■ Dataset extract ■

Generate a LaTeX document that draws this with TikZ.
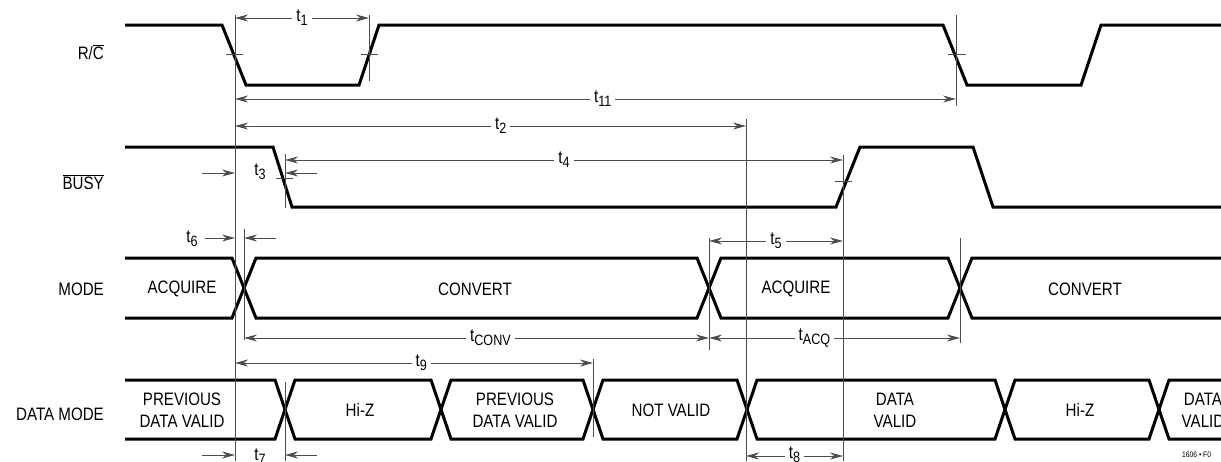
\documentclass[tikz,border=0pt]{standalone}
\usepackage{fontspec}
\setmainfont{Liberation Sans}[FakeStretch=0.84]
\usetikzlibrary{arrows.meta,positioning}

\newcommand{\tsub}[1]{t\raisebox{-4pt}{\fontsize{15}{15}\selectfont #1}}

\begin{document}
\begin{tikzpicture}[x=1pt, y=-1pt,
    wave/.style = {line width=3pt},
    guide/.style = {line width=0.9pt, draw=black!70},
    dim/.style = {guide, {Stealth[length=13pt,width=7pt]}-{Stealth[length=13pt,width=7pt]}},
    oneway/.style = {guide, -{Stealth[length=13pt,width=7pt]}},
    tlabel/.style = {fill=white, inner sep=4pt, font=\fontsize{18}{18}\selectfont},
    signame/.style = {anchor=east, inner sep=0pt, font=\fontsize{18}{18}\selectfont},
    state/.style = {align=center, font=\fontsize{18}{22}\selectfont}]
        \useasboundingbox (0,0) rectangle (1221,461);

        % signal names
        \node[signame] (rc) at (104,52) {R/$\overline{\mbox{C}}$};
        \node[signame] (busy) at (104,182) {$\overline{\mbox{BUSY}}$};
        \node[signame] (mode) at (104,289) {MODE};
        \node[signame] (dmode) at (104,414) {DATA MODE};

        % waveforms
        \draw[wave] (125,25) -- (222,25) -- (246,85) -- (359,85) -- (379,25) -- (943,25) -- (967,85) -- (1081,85) -- (1101,25) -- (1221,25);
        \draw[wave] (125,147) -- (273,147) -- (292,207) -- (836,207) -- (860,147) -- (973,147) -- (993,207) -- (1221,207);
        \draw[wave] (125,258) -- (232,258) -- (256,318) -- (697,318) -- (721,258) -- (948,258) -- (972,318) -- (1221,318);
        \draw[wave] (125,318) -- (232,318) -- (256,258) -- (697,258) -- (721,318) -- (948,318) -- (972,258) -- (1221,258);
        \draw[wave] (125,380) -- (275,380) -- (295,439) -- (431,439) -- (451,380) -- (583,380) -- (603,439) -- (737,439) -- (757,380) -- (995,380) -- (1015,439) -- (1149,439) -- (1169,380) -- (1221,380);
        \draw[wave] (125,439) -- (275,439) -- (295,380) -- (431,380) -- (451,439) -- (583,439) -- (603,380) -- (737,380) -- (757,439) -- (995,439) -- (1015,380) -- (1149,380) -- (1169,439) -- (1221,439);

        % states
        \node[state] (acq1) at (182,289) {ACQUIRE};
        \node[state] (conv1) at (475,289) {CONVERT};
        \node[state] (acq2) at (796,289) {ACQUIRE};
        \node[state] (conv2) at (1085,289) {CONVERT};
        \node[state] (prev1) at (182,410) {PREVIOUS\\DATA VALID};
        \node[state] (hiz1) at (360,410) {Hi-Z};
        \node[state] (prev2) at (515,410) {PREVIOUS\\DATA VALID};
        \node[state] (notv) at (671,410) {NOT VALID};
        \node[state] (valid1) at (895,410) {DATA\\VALID};
        \node[state] (hiz2) at (1080,410) {Hi-Z};
        \node[state] (valid2) at (1203,410) {DATA\\VALID};

        % guide lines
        \coordinate (g0) at (235,15);
        \coordinate (g1) at (369,15);
        \coordinate (g11) at (956,15);
        \coordinate (g2) at (746,119);
        \coordinate (g3) at (285,154);
        \coordinate (g4) at (843,155);
        \coordinate (g6) at (244,229);
        \coordinate (g5) at (709,238);
        \coordinate (gacq) at (960,238);
        \coordinate (g9) at (593,359);
        \coordinate (g7) at (285,382);
        \draw[guide] (g0) -- ++(0,446);
        \draw[guide] (g1) -- ++(0,66);
        \draw[guide] (g11) -- ++(0,91);
        \draw[guide] (g2) -- ++(0,342);
        \draw[guide] (g3) -- ++(0,54);
        \draw[guide] (g4) -- ++(0,306);
        \draw[guide] (g6) -- ++(0,111);
        \draw[guide] (g5) -- ++(0,112);
        \draw[guide] (gacq) -- ++(0,105);
        \draw[guide] (g9) -- ++(0,78);
        \draw[guide] (g7) -- ++(0,79);

        % threshold ticks
        \draw[guide] (226,54) -- (243,54);
        \draw[guide] (361,54) -- (378,54);
        \draw[guide] (948,54) -- (966,54);
        \draw[guide] (276,178) -- (293,178);
        \draw[guide] (835,181) -- (852,181);

        % timing rows
        \coordinate (r1) at (0,18);
        \coordinate (r11) at (0,99);
        \coordinate (r2) at (0,126);
        \coordinate (r4) at (0,160);
        \coordinate (r5) at (0,241);
        \coordinate (rc) at (0,338);
        \coordinate (r9) at (0,363);
        \coordinate (r8) at (0,456);

        \draw[dim] (g0 |- r1) -- node[tlabel] {\tsub{1}} (g1 |- r1);
        \draw[dim] (g0 |- r11) -- node[tlabel, pos=0.51] {\tsub{11}} (g11 |- r11);
        \draw[dim] (g0 |- r2) -- node[tlabel, pos=0.52] {\tsub{2}} (g2 |- r2);
        \draw[dim] (g3 |- r4) -- node[tlabel] {\tsub{4}} (g4 |- r4);
        \draw[dim] (g5 |- r5) -- node[tlabel] {\tsub{5}} (g4 |- r5);
        \draw[dim] (g6 |- rc) -- node[tlabel, pos=0.53] {\tsub{CONV}} (g5 |- rc);
        \draw[dim] (g5 |- rc) -- node[tlabel, pos=0.42] {\tsub{ACQ}} (gacq |- rc);
        \draw[dim] (g0 |- r9) -- node[tlabel, pos=0.52] {\tsub{9}} (g9 |- r9);
        \draw[dim] (g2 |- r8) -- node[tlabel, yshift=1pt] {\tsub{8}} (g4 |- r8);

        % one sided arrows
        \node[tlabel] (t3) at (260,172) {\tsub{3}};
        \coordinate (t3l) at (202,173);
        \coordinate (t3r) at (317,173);
        \draw[oneway] (t3l) -- (t3l -| g0);
        \draw[oneway] (t3r) -- (t3r -| g3);

        \node[tlabel, fill=none] (t6) at (192,239) {\tsub{6}};
        \coordinate (t6l) at (205,238);
        \coordinate (t6r) at (276,238);
        \draw[oneway] (t6l) -- (t6l -| g0);
        \draw[oneway] (t6r) -- (t6r -| g6);

        \node[tlabel] (t7) at (260,457) {\tsub{7}};
        \coordinate (t7l) at (202,455);
        \coordinate (t7r) at (317,455);
        \draw[oneway] (t7l) -- (t7l -| g0);
        \draw[oneway] (t7r) -- (t7r -| g7);

        \node[anchor=west, inner sep=0pt, font=\fontsize{8}{8}\selectfont] (fig) at (1182,455) {1606 • F0};
\end{tikzpicture}
\end{document}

■ Stated goal ■
Return the material line for line, from its beginning to the line that contains "(dmode) at (104,414)", with the pictures left out.

■ In response ■
Generate a LaTeX document that draws this with TikZ.
\documentclass[tikz,border=0pt]{standalone}
\usepackage{fontspec}
\setmainfont{Liberation Sans}[FakeStretch=0.84]
\usetikzlibrary{arrows.meta,positioning}

\newcommand{\tsub}[1]{t\raisebox{-4pt}{\fontsize{15}{15}\selectfont #1}}

\begin{document}
\begin{tikzpicture}[x=1pt, y=-1pt,
    wave/.style = {line width=3pt},
    guide/.style = {line width=0.9pt, draw=black!70},
    dim/.style = {guide, {Stealth[length=13pt,width=7pt]}-{Stealth[length=13pt,width=7pt]}},
    oneway/.style = {guide, -{Stealth[length=13pt,width=7pt]}},
    tlabel/.style = {fill=white, inner sep=4pt, font=\fontsize{18}{18}\selectfont},
    signame/.style = {anchor=east, inner sep=0pt, font=\fontsize{18}{18}\selectfont},
    state/.style = {align=center, font=\fontsize{18}{22}\selectfont}]
        \useasboundingbox (0,0) rectangle (1221,461);

        % signal names
        \node[signame] (rc) at (104,52) {R/$\overline{\mbox{C}}$};
        \node[signame] (busy) at (104,182) {$\overline{\mbox{BUSY}}$};
        \node[signame] (mode) at (104,289) {MODE};
        \node[signame] (dmode) at (104,414) {DATA MODE};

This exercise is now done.